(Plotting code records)
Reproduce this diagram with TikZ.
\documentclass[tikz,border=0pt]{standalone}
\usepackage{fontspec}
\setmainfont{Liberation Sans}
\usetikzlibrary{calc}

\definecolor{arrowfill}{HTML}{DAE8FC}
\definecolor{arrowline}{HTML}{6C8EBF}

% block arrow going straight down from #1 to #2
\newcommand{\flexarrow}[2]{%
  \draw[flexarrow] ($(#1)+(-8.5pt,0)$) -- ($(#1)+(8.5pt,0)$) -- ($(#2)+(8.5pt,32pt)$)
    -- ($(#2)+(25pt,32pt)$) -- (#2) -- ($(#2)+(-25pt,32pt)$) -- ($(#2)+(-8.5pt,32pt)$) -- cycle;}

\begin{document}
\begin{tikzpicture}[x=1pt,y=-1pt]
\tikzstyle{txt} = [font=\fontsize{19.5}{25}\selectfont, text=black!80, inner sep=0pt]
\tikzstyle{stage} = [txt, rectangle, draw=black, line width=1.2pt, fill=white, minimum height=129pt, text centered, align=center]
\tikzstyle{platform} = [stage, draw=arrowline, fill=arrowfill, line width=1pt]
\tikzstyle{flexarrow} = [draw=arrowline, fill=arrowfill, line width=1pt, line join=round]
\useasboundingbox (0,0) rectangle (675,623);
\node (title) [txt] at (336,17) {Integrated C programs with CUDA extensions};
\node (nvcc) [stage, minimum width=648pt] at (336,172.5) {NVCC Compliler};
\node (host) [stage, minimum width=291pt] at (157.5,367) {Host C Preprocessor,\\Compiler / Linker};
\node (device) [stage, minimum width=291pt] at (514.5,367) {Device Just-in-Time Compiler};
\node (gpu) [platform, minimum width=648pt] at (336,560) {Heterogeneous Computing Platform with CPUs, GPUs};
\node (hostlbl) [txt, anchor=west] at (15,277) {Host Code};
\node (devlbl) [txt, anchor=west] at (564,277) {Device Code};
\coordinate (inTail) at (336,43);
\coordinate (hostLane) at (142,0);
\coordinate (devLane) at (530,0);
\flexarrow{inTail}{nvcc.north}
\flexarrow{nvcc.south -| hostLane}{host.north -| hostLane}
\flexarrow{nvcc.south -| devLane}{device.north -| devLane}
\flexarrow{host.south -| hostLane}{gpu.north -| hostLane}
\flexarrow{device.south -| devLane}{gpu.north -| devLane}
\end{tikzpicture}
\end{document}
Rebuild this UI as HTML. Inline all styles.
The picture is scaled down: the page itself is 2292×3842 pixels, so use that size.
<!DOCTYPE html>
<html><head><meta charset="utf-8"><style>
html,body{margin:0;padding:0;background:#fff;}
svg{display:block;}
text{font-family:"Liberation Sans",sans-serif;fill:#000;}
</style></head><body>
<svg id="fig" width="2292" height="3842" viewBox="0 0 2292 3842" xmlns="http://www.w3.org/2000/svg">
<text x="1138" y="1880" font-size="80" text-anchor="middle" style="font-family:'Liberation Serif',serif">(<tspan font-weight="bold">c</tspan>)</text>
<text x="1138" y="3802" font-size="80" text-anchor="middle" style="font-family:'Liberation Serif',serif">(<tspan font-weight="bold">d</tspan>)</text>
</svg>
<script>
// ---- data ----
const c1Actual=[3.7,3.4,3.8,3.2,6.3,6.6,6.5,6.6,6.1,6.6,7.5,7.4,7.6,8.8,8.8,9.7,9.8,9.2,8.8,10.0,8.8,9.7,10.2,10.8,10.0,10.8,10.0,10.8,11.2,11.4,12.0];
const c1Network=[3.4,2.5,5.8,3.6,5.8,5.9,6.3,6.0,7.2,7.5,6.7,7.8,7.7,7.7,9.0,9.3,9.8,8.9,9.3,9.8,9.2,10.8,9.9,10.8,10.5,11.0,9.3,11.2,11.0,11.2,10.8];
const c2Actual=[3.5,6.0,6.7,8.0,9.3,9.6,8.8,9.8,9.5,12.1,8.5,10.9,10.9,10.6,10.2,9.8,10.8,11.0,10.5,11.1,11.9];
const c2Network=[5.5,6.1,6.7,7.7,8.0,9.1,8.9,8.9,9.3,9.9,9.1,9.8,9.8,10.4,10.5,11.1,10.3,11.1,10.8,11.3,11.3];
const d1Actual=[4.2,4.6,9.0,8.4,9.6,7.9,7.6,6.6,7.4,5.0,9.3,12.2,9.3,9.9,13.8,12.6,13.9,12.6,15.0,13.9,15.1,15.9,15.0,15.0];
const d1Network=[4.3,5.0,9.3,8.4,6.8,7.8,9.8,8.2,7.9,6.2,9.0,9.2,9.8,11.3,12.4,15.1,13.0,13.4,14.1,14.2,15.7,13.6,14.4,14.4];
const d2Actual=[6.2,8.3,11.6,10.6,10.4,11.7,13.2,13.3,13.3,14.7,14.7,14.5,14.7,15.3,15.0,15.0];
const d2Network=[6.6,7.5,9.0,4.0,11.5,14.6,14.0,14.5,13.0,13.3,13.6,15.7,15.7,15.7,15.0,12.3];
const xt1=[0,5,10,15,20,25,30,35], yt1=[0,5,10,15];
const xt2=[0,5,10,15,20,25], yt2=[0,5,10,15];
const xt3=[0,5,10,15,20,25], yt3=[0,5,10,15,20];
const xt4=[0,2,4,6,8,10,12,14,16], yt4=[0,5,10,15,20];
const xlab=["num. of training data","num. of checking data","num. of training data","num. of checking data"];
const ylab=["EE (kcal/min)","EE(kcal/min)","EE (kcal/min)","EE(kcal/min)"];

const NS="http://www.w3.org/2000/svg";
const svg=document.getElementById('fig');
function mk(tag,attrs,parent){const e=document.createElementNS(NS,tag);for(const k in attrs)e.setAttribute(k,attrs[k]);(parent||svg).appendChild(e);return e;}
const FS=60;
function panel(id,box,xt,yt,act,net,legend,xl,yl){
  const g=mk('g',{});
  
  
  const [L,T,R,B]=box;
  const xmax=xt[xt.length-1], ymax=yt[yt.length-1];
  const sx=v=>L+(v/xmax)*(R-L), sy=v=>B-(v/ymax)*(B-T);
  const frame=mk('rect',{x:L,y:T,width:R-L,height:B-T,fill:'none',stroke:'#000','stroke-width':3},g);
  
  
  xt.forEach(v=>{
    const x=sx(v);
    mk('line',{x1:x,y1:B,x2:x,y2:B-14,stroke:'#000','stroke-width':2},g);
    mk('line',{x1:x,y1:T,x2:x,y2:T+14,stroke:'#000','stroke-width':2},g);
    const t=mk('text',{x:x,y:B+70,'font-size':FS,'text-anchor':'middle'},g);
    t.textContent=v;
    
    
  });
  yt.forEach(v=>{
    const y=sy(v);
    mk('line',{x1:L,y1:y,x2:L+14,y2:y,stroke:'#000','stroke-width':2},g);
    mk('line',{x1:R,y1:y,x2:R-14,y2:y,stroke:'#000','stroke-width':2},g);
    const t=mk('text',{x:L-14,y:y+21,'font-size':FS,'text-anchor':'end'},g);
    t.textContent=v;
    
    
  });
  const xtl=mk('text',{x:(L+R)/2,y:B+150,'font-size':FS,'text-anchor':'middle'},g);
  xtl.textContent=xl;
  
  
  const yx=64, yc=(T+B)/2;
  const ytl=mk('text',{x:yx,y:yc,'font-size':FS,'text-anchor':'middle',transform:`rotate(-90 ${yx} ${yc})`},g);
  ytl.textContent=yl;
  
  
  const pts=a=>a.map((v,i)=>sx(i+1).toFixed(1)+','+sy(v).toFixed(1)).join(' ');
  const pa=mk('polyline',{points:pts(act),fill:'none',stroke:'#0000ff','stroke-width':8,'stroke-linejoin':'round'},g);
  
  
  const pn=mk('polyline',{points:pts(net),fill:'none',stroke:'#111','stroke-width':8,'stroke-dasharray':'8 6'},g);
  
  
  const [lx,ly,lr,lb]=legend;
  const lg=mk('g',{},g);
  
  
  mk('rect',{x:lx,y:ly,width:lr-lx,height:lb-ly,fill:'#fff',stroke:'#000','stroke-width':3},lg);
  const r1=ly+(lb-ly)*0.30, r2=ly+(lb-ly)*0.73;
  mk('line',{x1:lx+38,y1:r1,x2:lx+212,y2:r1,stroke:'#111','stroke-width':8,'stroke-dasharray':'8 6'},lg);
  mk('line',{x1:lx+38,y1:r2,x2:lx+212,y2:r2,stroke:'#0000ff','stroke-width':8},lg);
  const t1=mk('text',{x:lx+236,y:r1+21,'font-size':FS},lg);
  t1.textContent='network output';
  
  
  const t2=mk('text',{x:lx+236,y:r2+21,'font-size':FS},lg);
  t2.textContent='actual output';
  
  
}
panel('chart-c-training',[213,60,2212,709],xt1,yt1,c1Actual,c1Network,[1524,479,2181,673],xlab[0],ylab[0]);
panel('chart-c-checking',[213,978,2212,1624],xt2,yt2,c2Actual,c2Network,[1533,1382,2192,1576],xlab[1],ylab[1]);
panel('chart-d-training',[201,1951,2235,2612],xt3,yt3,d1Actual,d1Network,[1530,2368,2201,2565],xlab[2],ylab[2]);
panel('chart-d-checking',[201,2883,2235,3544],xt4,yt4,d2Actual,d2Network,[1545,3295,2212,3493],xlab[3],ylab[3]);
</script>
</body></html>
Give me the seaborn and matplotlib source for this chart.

◆ **Written task**:
Repeat verbatim the opening run of entries, ending with the line that contains "-- ($(#2)+(25pt,32pt)$) -- (#2)".

◆ **Solution**:
Reproduce this diagram with TikZ.
\documentclass[tikz,border=0pt]{standalone}
\usepackage{fontspec}
\setmainfont{Liberation Sans}
\usetikzlibrary{calc}

\definecolor{arrowfill}{HTML}{DAE8FC}
\definecolor{arrowline}{HTML}{6C8EBF}

% block arrow going straight down from #1 to #2
\newcommand{\flexarrow}[2]{%
  \draw[flexarrow] ($(#1)+(-8.5pt,0)$) -- ($(#1)+(8.5pt,0)$) -- ($(#2)+(8.5pt,32pt)$)
    -- ($(#2)+(25pt,32pt)$) -- (#2) -- ($(#2)+(-25pt,32pt)$) -- ($(#2)+(-8.5pt,32pt)$) -- cycle;}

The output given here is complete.